Powiedziałem natomiast, że kiedy bezskuteczne okażą się inne środki pozwalające na doprowadzenie do upadku rządu Tuska (nowa koalicja w obecnym Sejmie; przedterminowe wybory wynikające z nieuchwalenia budżetu na 2026), to wówczas zajmie się budową wpływów w armii. Na szczęście PAD z tej opcji nie skorzystał i to jest jego bodaj największy sukces jako prezydenta. Jednak logika polaryzacji jest nieuchronna i skoro pożarła już wymiar sprawiedliwości, to następne w kolejce są policja, służby specjalne i armia. W szczególności ta ostatnia pozostaje wdzięcznym polem do działania dla prezydenta jako konstytucyjnego „zwierzchnika sił zbrojnych”.
Do niedawna to Amerykanie pilnowali, aby nasi krewcy politycy (patrz casus mojego imiennika Antoniego i jego dymisja ze stanowiska szefa MON) nie rozwalili nam do reszty sił zbrojnych.

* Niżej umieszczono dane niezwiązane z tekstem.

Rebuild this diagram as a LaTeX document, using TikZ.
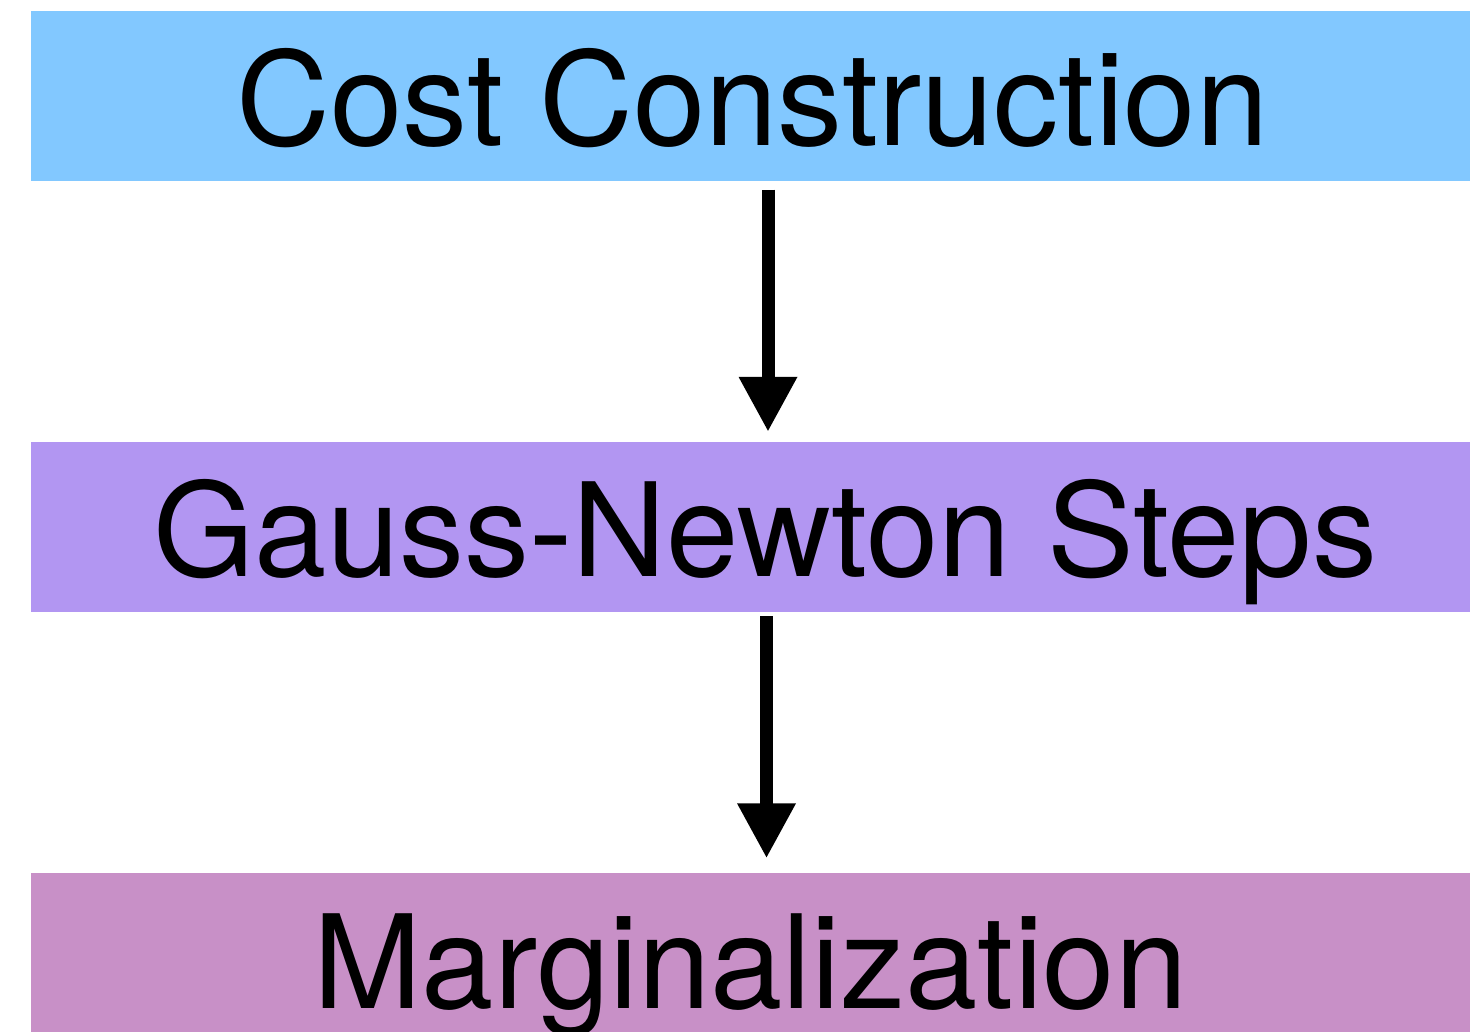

Jednak każdy, kto dostrzega widoczną słabość obecnego gospodarza Białego Domu do „silnych przywódców” w rodzaju Putina oraz jego nieskrywaną pogardę dla liberalnej demokracji, nie powinien mieć złudzeń, że obecna administracja amerykańska będzie protestować przeciwko „egzekwowaniu konstytucyjnych uprawnień prezydenta RP w zakresie zwierzchnictwa nad siłami zbrojnymi”. Bo tak się ta operacja będzie w pisowskiej narracji nazywała.

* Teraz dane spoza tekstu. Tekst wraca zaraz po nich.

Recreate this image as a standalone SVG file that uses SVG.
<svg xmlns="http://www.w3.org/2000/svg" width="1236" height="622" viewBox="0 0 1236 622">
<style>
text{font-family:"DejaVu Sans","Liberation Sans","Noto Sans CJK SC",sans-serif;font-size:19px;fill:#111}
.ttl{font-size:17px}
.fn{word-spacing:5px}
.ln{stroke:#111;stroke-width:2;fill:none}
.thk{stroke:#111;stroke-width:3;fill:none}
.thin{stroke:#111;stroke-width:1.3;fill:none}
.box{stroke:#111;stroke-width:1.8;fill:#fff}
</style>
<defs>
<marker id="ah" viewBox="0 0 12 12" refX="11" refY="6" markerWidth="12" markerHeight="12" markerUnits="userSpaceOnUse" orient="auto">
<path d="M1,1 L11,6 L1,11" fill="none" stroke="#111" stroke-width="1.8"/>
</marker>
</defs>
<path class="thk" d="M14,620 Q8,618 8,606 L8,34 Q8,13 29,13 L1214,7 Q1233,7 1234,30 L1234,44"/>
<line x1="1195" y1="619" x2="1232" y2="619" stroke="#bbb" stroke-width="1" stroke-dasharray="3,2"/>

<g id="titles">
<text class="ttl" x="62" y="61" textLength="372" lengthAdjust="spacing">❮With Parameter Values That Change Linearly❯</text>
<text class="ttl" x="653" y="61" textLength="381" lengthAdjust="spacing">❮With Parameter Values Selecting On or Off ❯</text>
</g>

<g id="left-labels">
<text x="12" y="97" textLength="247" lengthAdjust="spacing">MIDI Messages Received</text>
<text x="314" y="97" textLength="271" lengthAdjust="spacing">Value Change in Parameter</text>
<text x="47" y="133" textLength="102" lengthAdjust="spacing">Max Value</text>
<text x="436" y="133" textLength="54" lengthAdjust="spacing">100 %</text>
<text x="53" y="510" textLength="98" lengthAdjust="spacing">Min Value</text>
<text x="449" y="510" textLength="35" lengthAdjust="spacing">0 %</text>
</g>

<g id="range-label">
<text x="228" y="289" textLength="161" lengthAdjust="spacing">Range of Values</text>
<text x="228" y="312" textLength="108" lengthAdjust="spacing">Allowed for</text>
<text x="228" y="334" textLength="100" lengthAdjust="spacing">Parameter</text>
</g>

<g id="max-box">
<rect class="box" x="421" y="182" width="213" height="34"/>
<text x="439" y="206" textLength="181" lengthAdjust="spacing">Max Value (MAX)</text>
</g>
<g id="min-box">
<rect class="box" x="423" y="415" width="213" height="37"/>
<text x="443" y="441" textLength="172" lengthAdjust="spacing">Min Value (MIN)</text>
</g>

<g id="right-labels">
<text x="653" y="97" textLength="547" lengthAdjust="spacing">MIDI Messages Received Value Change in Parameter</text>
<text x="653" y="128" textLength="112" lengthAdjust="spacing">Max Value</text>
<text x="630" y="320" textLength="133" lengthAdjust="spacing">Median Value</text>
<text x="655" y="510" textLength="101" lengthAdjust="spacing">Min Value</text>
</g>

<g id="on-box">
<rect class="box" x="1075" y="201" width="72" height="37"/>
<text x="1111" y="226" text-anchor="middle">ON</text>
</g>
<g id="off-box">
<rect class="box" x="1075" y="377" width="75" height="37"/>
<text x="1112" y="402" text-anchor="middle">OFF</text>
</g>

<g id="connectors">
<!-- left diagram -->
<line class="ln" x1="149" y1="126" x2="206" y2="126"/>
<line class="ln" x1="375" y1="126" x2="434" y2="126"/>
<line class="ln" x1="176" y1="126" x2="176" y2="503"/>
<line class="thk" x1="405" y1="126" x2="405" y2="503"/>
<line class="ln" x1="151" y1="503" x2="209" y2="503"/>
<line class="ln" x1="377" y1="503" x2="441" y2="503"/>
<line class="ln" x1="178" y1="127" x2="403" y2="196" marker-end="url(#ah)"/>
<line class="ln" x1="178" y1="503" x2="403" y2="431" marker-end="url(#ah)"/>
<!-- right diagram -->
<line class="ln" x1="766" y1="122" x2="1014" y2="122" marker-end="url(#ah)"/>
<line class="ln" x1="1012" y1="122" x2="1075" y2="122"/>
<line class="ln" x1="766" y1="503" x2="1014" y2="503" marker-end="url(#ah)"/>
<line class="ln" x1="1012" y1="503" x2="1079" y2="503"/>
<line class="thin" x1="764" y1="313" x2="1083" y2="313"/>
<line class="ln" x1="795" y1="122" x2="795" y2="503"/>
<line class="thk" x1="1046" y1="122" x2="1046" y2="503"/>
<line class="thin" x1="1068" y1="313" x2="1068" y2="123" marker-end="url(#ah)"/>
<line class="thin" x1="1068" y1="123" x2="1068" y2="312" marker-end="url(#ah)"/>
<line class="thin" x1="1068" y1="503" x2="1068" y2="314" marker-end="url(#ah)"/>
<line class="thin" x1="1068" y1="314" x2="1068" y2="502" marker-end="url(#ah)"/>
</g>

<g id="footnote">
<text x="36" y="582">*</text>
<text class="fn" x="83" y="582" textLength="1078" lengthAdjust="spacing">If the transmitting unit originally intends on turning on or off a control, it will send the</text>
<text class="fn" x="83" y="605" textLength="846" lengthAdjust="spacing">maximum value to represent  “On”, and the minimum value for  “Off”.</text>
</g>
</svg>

Oczywiście pozostaje jeszcze Bruksela ze swym batem finansowym, ale dla PJK i innych promotorów prezydentury Nawrockiego rzucenie hasła polexitu pozostaje już tylko kwestią czasu.
I taka jest właśnie stawka tegorocznych igrzysk prezydenckich.
Autor: prof. Antoni Dudek
Polski politolog i historyk, profesor nauk humanistycznych, członek Rady Instytutu Pamięci Narodowej, profesor zwyczajny Uniwersytetu Kardynała Stefana Wyszyńskiego w Warszawie.
Powyższy wpis dowodzi jednego. Wśród profesorów również trafiają się idioci.
Ps. Dudek ongiś chciał zostać prezesem IPN, ale zamiast niego został nim dr Nawrocki, I stąd ta coraz bardziej groteskowa nienawiść starzejącego się coraz wyraźniej naukoffca.